竹鶴はスコッチの製法を日本に伝えた恩人ですが、ブレンダーとしても達人でした。味覚と嗅覚が群を

抜いていたと言われます。

ブレンデットウイスキーは、何種かのモルトウイスキー(大雑把に高地、海岸地方)を組み合わせ、

さらにグレンウイスキーと言われる、近代的な蒸留法で作られたベースを加えて作られます。

このグレンウイスキーはトウモロコシ等を原料としており、かなり純粋なアルコールに近いのですが、

カフェ式蒸留器と言われる特殊な装置のおかげで、独特の風味と味わいを持っています。

最近ニッカは、ブレンドを楽しむ人のために、このグレンウイスキー、さらにモルトと同じ大麦麦芽を

カフェ式蒸留器で蒸留した、カフェグレンウイスキーも販売しています。

この蒸留器は、竹鶴の長年の念願がついにかない、親会社となったアサヒビールの出資を得て、ついに

1963年日本で初めて導入されたもので、それまでの国産ウイスキーは、どんなに良質なモルトを作っても、

ベースは甲種焼酎のようなアルコールをブレンドしないといけなかったのです。

ブレンディドウイスキーは、カクキューで言えば、米味噌や調味料を加え、そのまま溶けば赤だしができる

「金カップ赤だし味噌」みたいなものですね。


ブラックニッカクリアは、終生ハイニッカを愛したと伝えられる竹鶴政孝の死後、

「ウイスキーの原料大麦麦芽はビート(泥炭)で燻すもの」という常識を根底から覆した、癖の少ない

ノンビートモルトを使用。すっきりした飲み味、爽やかな香りと深いコクを両立させた製品です。

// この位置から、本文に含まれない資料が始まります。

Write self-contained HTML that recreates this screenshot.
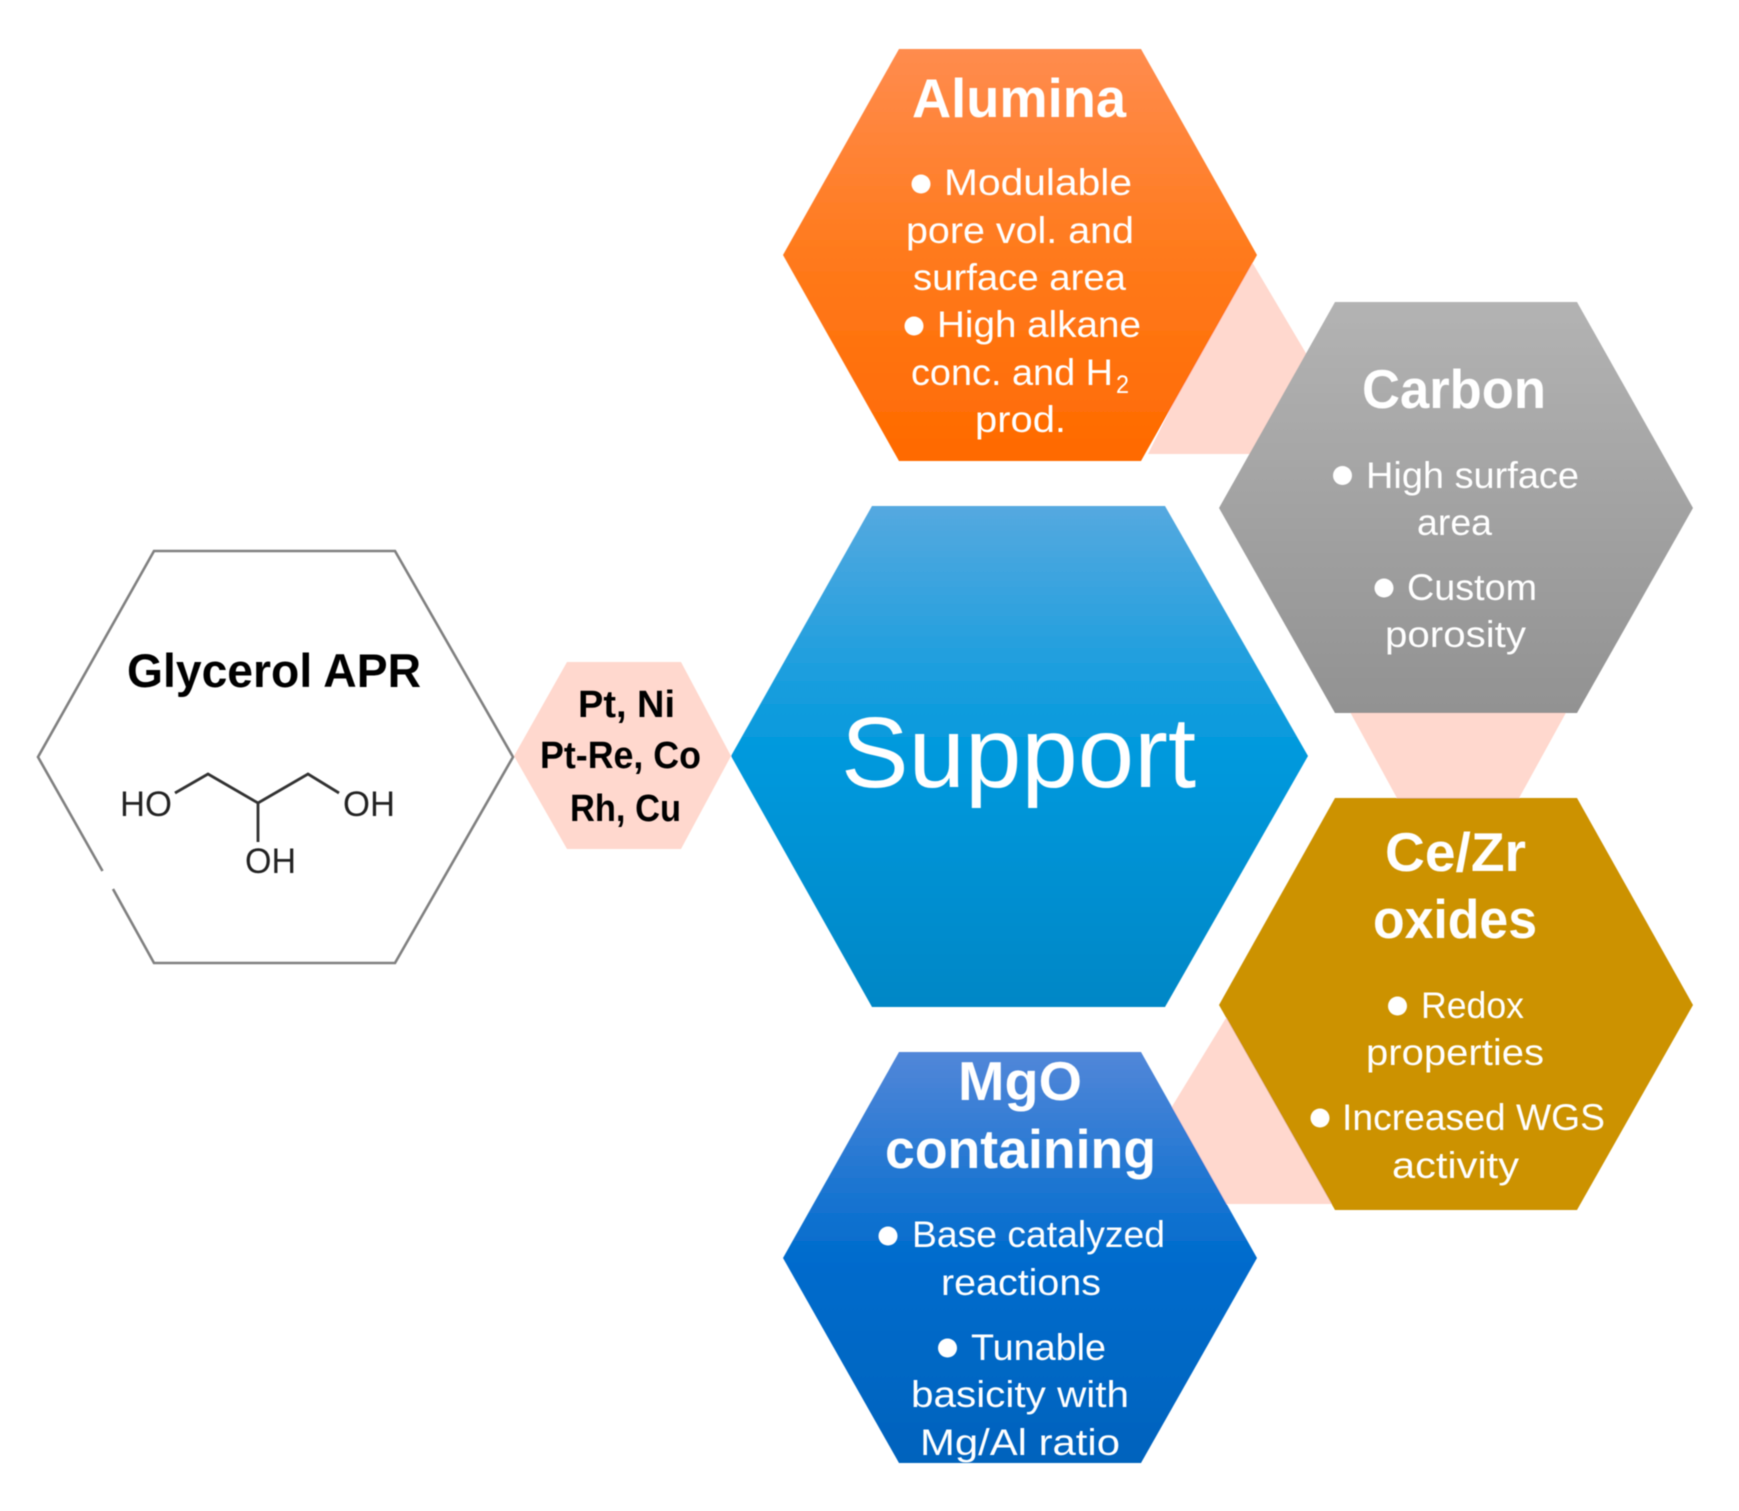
<!DOCTYPE html>
<html><head><meta charset="utf-8"><style>html,body{margin:0;padding:0;background:#fff}svg{display:block}
text{font-family:"Liberation Sans",sans-serif;fill:#fff}
.t{font-size:55px;font-weight:bold}.b{font-size:37px}.k{fill:#000}.p{font-size:38px;font-weight:bold}.m{font-size:35px;fill:#222}</style></head><body>
<svg width="1739" height="1511" viewBox="0 0 1739 1511" xmlns="http://www.w3.org/2000/svg">
<defs>
<linearGradient id="a" x1="0" y1="0" x2="0" y2="1"><stop offset="0" stop-color="#ff8c4e"/><stop offset=".5" stop-color="#ff7a1c"/><stop offset="1" stop-color="#ff6a00"/></linearGradient>
<linearGradient id="c" x1="0" y1="0" x2="0" y2="1"><stop offset="0" stop-color="#b3b3b3"/><stop offset="1" stop-color="#929292"/></linearGradient>
<linearGradient id="s" x1="0" y1="0" x2="0" y2="1"><stop offset="0" stop-color="#55a9e0"/><stop offset=".5" stop-color="#0099dd"/><stop offset="1" stop-color="#0487c6"/></linearGradient>
<linearGradient id="g" x1="0" y1="0" x2="0" y2="1"><stop offset="0" stop-color="#5287d9"/><stop offset=".5" stop-color="#006ccd"/><stop offset="1" stop-color="#0463bd"/></linearGradient>
<filter id="bl" x="-2%" y="-2%" width="104%" height="104%"><feGaussianBlur stdDeviation="0.6"/></filter>
<filter id="bs" x="-2%" y="-2%" width="104%" height="104%"><feGaussianBlur stdDeviation="0.5"/></filter>
</defs>
<rect width="1739" height="1511" fill="#fff"/>
<g filter="url(#bs)">
<g fill="#ffd8ce">
<polygon points="1252,262 1310,360 1270,454 1148,454 1200,350"/>
<polygon points="1343.500,700 1573,700 1518,800 1398,800"/>
<polygon points="1226,1018 1165,1118 1215,1204 1340,1204 1300,1100"/>
<polygon points="514,756 567,662 681,662 731,756 681,849 567,849"/>
</g>
<polygon points="783,255 899,49 1141,49 1257,255 1141,461 899,461" fill="url(#a)"/>
<polygon points="1219,508 1335,302 1577,302 1693,508 1577,713 1335,713" fill="url(#c)"/>
<polygon points="731,756 872,506 1165,506 1308,756 1165,1007 872,1007" fill="url(#s)"/>
<polygon points="1219,1005 1335,798 1577,798 1693,1005 1577,1210 1335,1210" fill="#cc9200"/>
<polygon points="783,1258 899,1052 1141,1052 1257,1258 1141,1463 899,1463" fill="url(#g)"/>
<path d="M102.500,871 L38,757 L154,551 L395,551 L513,757 L395,963 L154,963 L113,889" fill="none" stroke="#808080" stroke-width="2.600"/>
<g fill="none" stroke="#333" stroke-width="2.800"><path d="M175,793 L208,774 L258,803 L308,774 L339,793"/><path d="M258,803 L258,842"/></g>
</g>
<g filter="url(#bl)">
<text class="t k" x="127" y="687" style="font-size:47px" textLength="294" lengthAdjust="spacingAndGlyphs">Glycerol APR</text>
<text class="m" x="120" y="816" textLength="52" lengthAdjust="spacingAndGlyphs">HO</text>
<text class="m" x="343" y="816" textLength="52" lengthAdjust="spacingAndGlyphs">OH</text>
<text class="m" x="245" y="873" textLength="51" lengthAdjust="spacingAndGlyphs">OH</text>
<text class="p k" x="578" y="717" textLength="97" lengthAdjust="spacingAndGlyphs">Pt, Ni</text>
<text class="p k" x="540" y="768" textLength="161" lengthAdjust="spacingAndGlyphs">Pt-Re, Co</text>
<text class="p k" x="570" y="821" textLength="111" lengthAdjust="spacingAndGlyphs">Rh, Cu</text>
<text x="841" y="787" style="font-size:100px" textLength="355" lengthAdjust="spacingAndGlyphs">Support</text>

<text class="t" x="912" y="117" textLength="214" lengthAdjust="spacingAndGlyphs">Alumina</text>
<circle cx="921" cy="184" r="9.500" fill="#fff"/>
<text class="b" x="944" y="195" textLength="188" lengthAdjust="spacingAndGlyphs">Modulable</text>
<text class="b" x="906" y="243" textLength="228" lengthAdjust="spacingAndGlyphs">pore vol. and</text>
<text class="b" x="913" y="290" textLength="213" lengthAdjust="spacingAndGlyphs">surface area</text>
<circle cx="914" cy="326" r="9.500" fill="#fff"/>
<text class="b" x="937" y="337" textLength="204" lengthAdjust="spacingAndGlyphs">High alkane</text>
<text class="b" x="911" y="385" textLength="202" lengthAdjust="spacingAndGlyphs">conc. and H</text>
<text x="1116" y="393" style="font-size:25px" textLength="13" lengthAdjust="spacingAndGlyphs">2</text>
<text class="b" x="975" y="432" textLength="91" lengthAdjust="spacingAndGlyphs">prod.</text>

<text class="t" x="1362" y="408" textLength="184" lengthAdjust="spacingAndGlyphs">Carbon</text>
<circle cx="1342.500" cy="475.500" r="9.500" fill="#fff"/>
<text class="b" x="1366" y="488" textLength="213" lengthAdjust="spacingAndGlyphs">High surface</text>
<text class="b" x="1417" y="535" textLength="75" lengthAdjust="spacingAndGlyphs">area</text>
<circle cx="1384" cy="588" r="9.500" fill="#fff"/>
<text class="b" x="1407" y="600" textLength="130" lengthAdjust="spacingAndGlyphs">Custom</text>
<text class="b" x="1385" y="647" textLength="141" lengthAdjust="spacingAndGlyphs">porosity</text>

<text class="t" x="1385" y="871" textLength="141" lengthAdjust="spacingAndGlyphs">Ce/Zr</text>
<text class="t" x="1373" y="938" textLength="164" lengthAdjust="spacingAndGlyphs">oxides</text>
<circle cx="1397.500" cy="1006" r="9.500" fill="#fff"/>
<text class="b" x="1421" y="1018" textLength="103" lengthAdjust="spacingAndGlyphs">Redox</text>
<text class="b" x="1366" y="1065" textLength="178" lengthAdjust="spacingAndGlyphs">properties</text>
<circle cx="1320" cy="1118" r="9.500" fill="#fff"/>
<text class="b" x="1342" y="1130" textLength="263" lengthAdjust="spacingAndGlyphs">Increased WGS</text>
<text class="b" x="1392" y="1178" textLength="127" lengthAdjust="spacingAndGlyphs">activity</text>

<text class="t" x="958" y="1100" textLength="124" lengthAdjust="spacingAndGlyphs">MgO</text>
<text class="t" x="885" y="1168" textLength="271" lengthAdjust="spacingAndGlyphs">containing</text>
<circle cx="888" cy="1236" r="9.500" fill="#fff"/>
<text class="b" x="912" y="1247" textLength="253" lengthAdjust="spacingAndGlyphs">Base catalyzed</text>
<text class="b" x="941" y="1295" textLength="160" lengthAdjust="spacingAndGlyphs">reactions</text>
<circle cx="947.500" cy="1348" r="9.500" fill="#fff"/>
<text class="b" x="971" y="1360" textLength="135" lengthAdjust="spacingAndGlyphs">Tunable</text>
<text class="b" x="911" y="1407" textLength="218" lengthAdjust="spacingAndGlyphs">basicity with</text>
<text class="b" x="920" y="1455" textLength="200" lengthAdjust="spacingAndGlyphs">Mg/Al ratio</text>
</g>
</svg>
</body></html>
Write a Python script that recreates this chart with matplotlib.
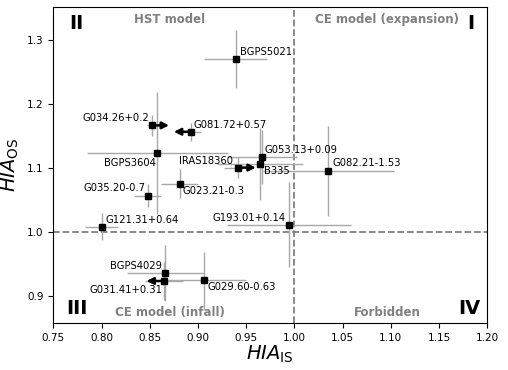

「ニッカは竹鶴を超えて進む」という後輩たちの意気を感じる意欲作。

ウイスキーの独特の香りが苦手、という方にはオススメしたい仕上がりで、

「本当の意味でのジャパニースウイスキーとは、こういうことじゃなのかな?」と思いました。

私は日常飲みなら、こっちが好みですね。大瓶買うならこれかな?安いし(笑)。


余市が、たくましい武人なら、クリアは上品なお姫様、いや黒衣の貴婦人かな?

伝統のラベルにある、ヒゲ男(ウォルター・P・ローリー。有名なエリザベス王朝時代の冒険家とは別人で、

スコットランドの伝説的なブレンダー)は伊達ではありませんが、この嫋やかさ、凛々しさなら、むしろ

「リタ」の名を冠しても良かったのでは?と思います。肖像写真にある、帽子をかぶって、黒貂のショールを

羽織った、理知的な眼鏡美人。竹鶴リタさんの名を。

私は半端な食通知識のおかげで、ブレンディドウイスキーは普及品。というイメージを持っていましたが、

ブラックニッカクリアに出会って、ブレンデットウイスキーの奥の深さに触れた気がします。

「シングルモルトしか認めない」という日本人は多いですが、本場ではこれはコンテンツの良さを確かめる物で

本当のスコッチ飲みは、ブレンドした多彩な製品を、それも水割りで楽しむものらしいです。


機会があったら、自分好みのブレンドにも挑戦してみたいです。

試しにクリアと余市をブレンドしてみましたが、全然美味しくありませんでした。

まっさん、ごめん(汗)。


行きたい街が一つ増えました。

ウイスキーとワインの里。北海道余市郡余市町。

死ぬまでに”リタロード”を歩いてみたいと思います。